## WORK INSTRUCTIONS
Type out the complete listing below word for word, without its pictures.

## SUPPLIED DATA
----------
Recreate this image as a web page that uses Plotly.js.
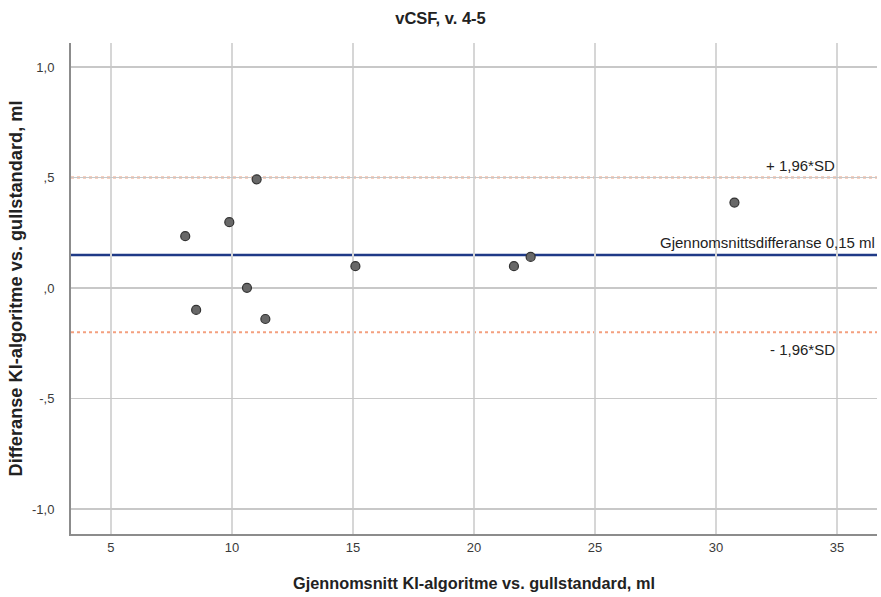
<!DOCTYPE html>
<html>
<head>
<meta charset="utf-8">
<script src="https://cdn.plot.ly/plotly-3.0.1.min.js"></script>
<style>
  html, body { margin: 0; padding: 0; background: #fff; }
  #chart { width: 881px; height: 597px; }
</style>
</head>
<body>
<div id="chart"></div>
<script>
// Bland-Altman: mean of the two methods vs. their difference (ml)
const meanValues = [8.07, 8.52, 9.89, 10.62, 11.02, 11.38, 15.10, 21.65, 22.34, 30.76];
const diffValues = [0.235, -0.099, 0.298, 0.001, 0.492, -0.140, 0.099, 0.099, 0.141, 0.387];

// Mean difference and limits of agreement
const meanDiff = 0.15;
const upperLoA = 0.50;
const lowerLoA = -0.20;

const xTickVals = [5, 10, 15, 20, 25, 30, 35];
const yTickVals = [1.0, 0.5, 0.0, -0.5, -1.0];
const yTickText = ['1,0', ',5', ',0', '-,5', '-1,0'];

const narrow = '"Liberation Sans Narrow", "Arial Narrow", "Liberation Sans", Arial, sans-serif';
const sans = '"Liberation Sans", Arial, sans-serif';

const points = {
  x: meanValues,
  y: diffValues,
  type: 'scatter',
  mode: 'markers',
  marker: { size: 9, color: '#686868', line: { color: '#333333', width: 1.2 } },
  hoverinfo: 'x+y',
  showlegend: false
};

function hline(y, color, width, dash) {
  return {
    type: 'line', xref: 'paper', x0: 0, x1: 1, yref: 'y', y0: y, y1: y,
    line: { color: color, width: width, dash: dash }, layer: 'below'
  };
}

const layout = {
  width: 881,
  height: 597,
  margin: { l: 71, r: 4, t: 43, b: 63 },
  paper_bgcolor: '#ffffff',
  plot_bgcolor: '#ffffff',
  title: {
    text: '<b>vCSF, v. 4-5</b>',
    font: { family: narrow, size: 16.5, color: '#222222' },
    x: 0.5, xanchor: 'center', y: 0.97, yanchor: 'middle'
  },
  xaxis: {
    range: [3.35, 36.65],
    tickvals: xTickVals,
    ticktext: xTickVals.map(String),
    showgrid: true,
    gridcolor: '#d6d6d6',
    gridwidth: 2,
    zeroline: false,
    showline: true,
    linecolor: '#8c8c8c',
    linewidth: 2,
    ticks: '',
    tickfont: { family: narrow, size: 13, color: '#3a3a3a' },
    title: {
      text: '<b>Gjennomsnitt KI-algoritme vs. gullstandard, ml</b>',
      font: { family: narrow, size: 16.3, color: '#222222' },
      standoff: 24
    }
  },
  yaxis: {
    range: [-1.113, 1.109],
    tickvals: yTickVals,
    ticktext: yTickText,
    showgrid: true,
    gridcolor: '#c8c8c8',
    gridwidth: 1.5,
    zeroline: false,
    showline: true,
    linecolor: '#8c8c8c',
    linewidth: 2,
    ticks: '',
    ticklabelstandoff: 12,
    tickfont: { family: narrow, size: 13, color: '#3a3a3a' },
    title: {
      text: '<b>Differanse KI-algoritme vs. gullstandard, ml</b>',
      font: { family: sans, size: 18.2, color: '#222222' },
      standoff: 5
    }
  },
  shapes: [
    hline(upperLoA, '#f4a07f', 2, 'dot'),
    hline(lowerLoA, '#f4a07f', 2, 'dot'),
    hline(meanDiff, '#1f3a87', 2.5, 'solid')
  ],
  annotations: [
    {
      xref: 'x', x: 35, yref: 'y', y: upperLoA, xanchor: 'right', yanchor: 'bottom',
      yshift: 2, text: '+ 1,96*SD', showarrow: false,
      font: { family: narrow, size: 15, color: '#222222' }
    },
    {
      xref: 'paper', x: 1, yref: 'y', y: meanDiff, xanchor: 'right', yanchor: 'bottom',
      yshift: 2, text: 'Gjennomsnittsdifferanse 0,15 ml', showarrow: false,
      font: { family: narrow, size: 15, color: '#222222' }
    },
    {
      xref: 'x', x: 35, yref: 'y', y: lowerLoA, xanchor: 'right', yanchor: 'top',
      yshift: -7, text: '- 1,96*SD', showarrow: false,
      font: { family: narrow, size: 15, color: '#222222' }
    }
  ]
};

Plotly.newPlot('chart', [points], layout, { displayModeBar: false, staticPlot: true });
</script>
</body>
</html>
----------
## ANSWER BELOW
Recreate this image as a web page that uses Plotly.js.
<!DOCTYPE html>
<html>
<head>
<meta charset="utf-8">
<script src="https://cdn.plot.ly/plotly-3.0.1.min.js"></script>
<style>
  html, body { margin: 0; padding: 0; background: #fff; }
  #chart { width: 881px; height: 597px; }
</style>
</head>
<body>
<div id="chart"></div>
<script>
// Bland-Altman: mean of the two methods vs. their difference (ml)
const meanValues = [8.07, 8.52, 9.89, 10.62, 11.02, 11.38, 15.10, 21.65, 22.34, 30.76];
const diffValues = [0.235, -0.099, 0.298, 0.001, 0.492, -0.140, 0.099, 0.099, 0.141, 0.387];

// Mean difference and limits of agreement
const meanDiff = 0.15;
const upperLoA = 0.50;
const lowerLoA = -0.20;

const xTickVals = [5, 10, 15, 20, 25, 30, 35];
const yTickVals = [1.0, 0.5, 0.0, -0.5, -1.0];
const yTickText = ['1,0', ',5', ',0', '-,5', '-1,0'];

const narrow = '"Liberation Sans Narrow", "Arial Narrow", "Liberation Sans", Arial, sans-serif';
const sans = '"Liberation Sans", Arial, sans-serif';

const points = {
  x: meanValues,
  y: diffValues,
  type: 'scatter',
  mode: 'markers',
  marker: { size: 9, color: '#686868', line: { color: '#333333', width: 1.2 } },
  hoverinfo: 'x+y',
  showlegend: false
};

function hline(y, color, width, dash) {
  return {
    type: 'line', xref: 'paper', x0: 0, x1: 1, yref: 'y', y0: y, y1: y,
    line: { color: color, width: width, dash: dash }, layer: 'below'
  };
}

const layout = {
  width: 881,
  height: 597,
  margin: { l: 71, r: 4, t: 43, b: 63 },
  paper_bgcolor: '#ffffff',
  plot_bgcolor: '#ffffff',
  title: {
    text: '<b>vCSF, v. 4-5</b>',
    font: { family: narrow, size: 16.5, color: '#222222' },
    x: 0.5, xanchor: 'center', y: 0.97, yanchor: 'middle'
  },
  xaxis: {
    range: [3.35, 36.65],
    tickvals: xTickVals,
    ticktext: xTickVals.map(String),
    showgrid: true,
    gridcolor: '#d6d6d6',
    gridwidth: 2,
    zeroline: false,
    showline: true,
    linecolor: '#8c8c8c',
    linewidth: 2,
    ticks: '',
    tickfont: { family: narrow, size: 13, color: '#3a3a3a' },
    title: {
      text: '<b>Gjennomsnitt KI-algoritme vs. gullstandard, ml</b>',
      font: { family: narrow, size: 16.3, color: '#222222' },
      standoff: 24
    }
  },
  yaxis: {
    range: [-1.113, 1.109],
    tickvals: yTickVals,
    ticktext: yTickText,
    showgrid: true,
    gridcolor: '#c8c8c8',
    gridwidth: 1.5,
    zeroline: false,
    showline: true,
    linecolor: '#8c8c8c',
    linewidth: 2,
    ticks: '',
    ticklabelstandoff: 12,
    tickfont: { family: narrow, size: 13, color: '#3a3a3a' },
    title: {
      text: '<b>Differanse KI-algoritme vs. gullstandard, ml</b>',
      font: { family: sans, size: 18.2, color: '#222222' },
      standoff: 5
    }
  },
  shapes: [
    hline(upperLoA, '#f4a07f', 2, 'dot'),
    hline(lowerLoA, '#f4a07f', 2, 'dot'),
    hline(meanDiff, '#1f3a87', 2.5, 'solid')
  ],
  annotations: [
    {
      xref: 'x', x: 35, yref: 'y', y: upperLoA, xanchor: 'right', yanchor: 'bottom',
      yshift: 2, text: '+ 1,96*SD', showarrow: false,
      font: { family: narrow, size: 15, color: '#222222' }
    },
    {
      xref: 'paper', x: 1, yref: 'y', y: meanDiff, xanchor: 'right', yanchor: 'bottom',
      yshift: 2, text: 'Gjennomsnittsdifferanse 0,15 ml', showarrow: false,
      font: { family: narrow, size: 15, color: '#222222' }
    },
    {
      xref: 'x', x: 35, yref: 'y', y: lowerLoA, xanchor: 'right', yanchor: 'top',
      yshift: -7, text: '- 1,96*SD', showarrow: false,
      font: { family: narrow, size: 15, color: '#222222' }
    }
  ]
};

Plotly.newPlot('chart', [points], layout, { displayModeBar: false, staticPlot: true });
</script>
</body>
</html>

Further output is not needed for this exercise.